Самое большее, что мог наложить инквизитор, – это штраф в виде епитимий, причем деньги шли на добрые дела. Суд его был судом только духовным; он судил грехи и предписывал духовные врачевания, следуя внушению Евангелия, которое всегда лежало раскрытым перед ним. Такова была, по крайней мере, теория, и ее не нужно упускать из виду, если мы хотим понять многое из того, что иначе показалось бы нам нелогичным и непоследовательным, в особенности в вопросе о свободе действий инквизитора в отношении кающихся. Судья человеческой совести, он не был связан никакими законами, никакими правилами; вызванные им были в точном смысле слова в его полном распоряжении, и никакая сила, кроме Св. Престола, не могла изменить ни одной йоты в его приговоре.
Следствием такой свободы действий инквизитора иногда являлось прощение там, где мы его совсем не ожидаем. Так было, например, в деле об убийстве св. Петра Мученика. Один из наемных убийц, Пьетро Бальзамо, известный под именем Карино, был захвачен на месте преступления, и побег его из тюрьмы вызвал в Милане целую революцию, но, когда он был снова схвачен и принес раскаяние, его простили и разрешили вступить в доминиканский орден, где он мирно скончался с ореолом блаженного (beato). И хотя Церковь не разрешила оказывать ему открытое поклонение, но тем не менее он был в 1505 году, под именем блаженного Ацерина, изображен среди святых доминиканцев на хорах церкви во имя св. мученика Эвсторджио. По-видимому, ни один из убийц не был казнен, и главный подстрекатель к преступлению, Стефано Конфалониере д'Алиате, еретик и известный покровитель еретиков, был заключен пожизненно в тюрьму только в 1295 году, через сорок три года, после длинного ряда отречений и новых падений. То же было и немного позднее, когда по делу об убийстве инквизитора францисканца Петра да Брачьано был доставлен миланскому инквизитору, Райнерио Сакконе, Манфред ди Сесто, вооруживший убийц. Он сознался в своем преступлении и в других проступках на пользу ереси, но ему было только приказано явиться к Папе и ожидать от него наложения епитимии; но так как он выказал презрительное неповиновение, то Иннокентий IV приказал магистратам всей Италии задержать его и заключить в тюрьму, где бы он ни попался.
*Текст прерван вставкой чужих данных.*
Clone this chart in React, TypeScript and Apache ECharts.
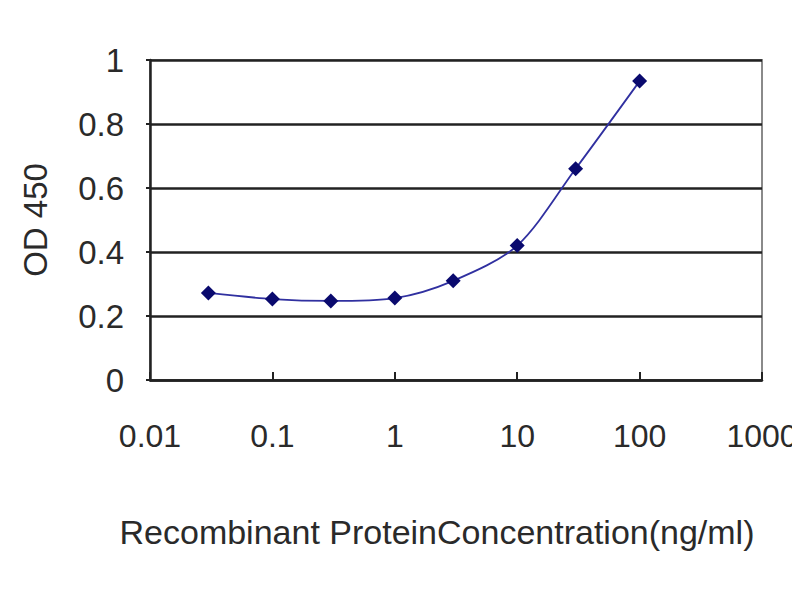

Однако это учение, представлявшее Церковь любящей матерью, которая с болью в сердце наказует в их же интересах своих детей, послужило лишь к тому, чтобы сделать большую часть действий инквизиции более безжалостными. Сопротивлявшиеся ее благодетельным усилиям становились виновными в неблагодарности и непослушании, темного пятна которого ничто не могло изгладить.
Это были отцеубийцы, недостойные снисхождения; и если их бичевали, то им же еще оказывали этим особую милость. Мы уже видели, как мало инквизитор, в своих стремлениях открыть и направить на путь истины еретиков, обращал внимания на человеческие страдания; он не давал права предполагать, что он будет более мягким, имея дело с больными душами, ищущими от него отпущения грехов и духовного наказания; только кающийся, принесший сознание в своем преступлении и раскаявшийся в нем, являлся перед трибуналом, чтобы принять надлежащее наказание; все же остальные предавались в руки светской власти.
Насколько неосновательна была эта теория, видно из того, что юридические права инквизиции распространялись не на одних только еретиков, добровольно отступивших от догматов Церкви. Защитники ереси и люди, сочувствовавшие ей, все, кто давал еретикам пристанище, милостыню или покровительство, все, кто упускал случай донести на них властям или задержать их, – все эти люди, как бы ни была известна их преданность католицизму, навлекали на себя подозрение в ереси.
Если подозрение было тяжелое, то оно приравнивалось к ереси; если же это было сильное или легкое, то все же, как мы видели, оно было опасно. Цангино учит, что если еретик раскаивается, если он исповедует свои грехи священнику, если на него будет наложена епитимья и он получит отпущение грехов, то он, несомненно, может освободиться от ада и омыть свои грехи в глазах Бога, но он не должен избежать земного наказания и предается в руки инквизиции. А последняя не любила упускать своей добычи. Признавая действительность таинства покаяния, она, чтобы устранить возможную от этого помеху, запретила священникам принимать исповедь от еретиков, предоставив их епископам и инквизиторам. Не является ли это еще новым и поразительным доказательством того, что поведение св. инквизиции шло вразрез с ее учением.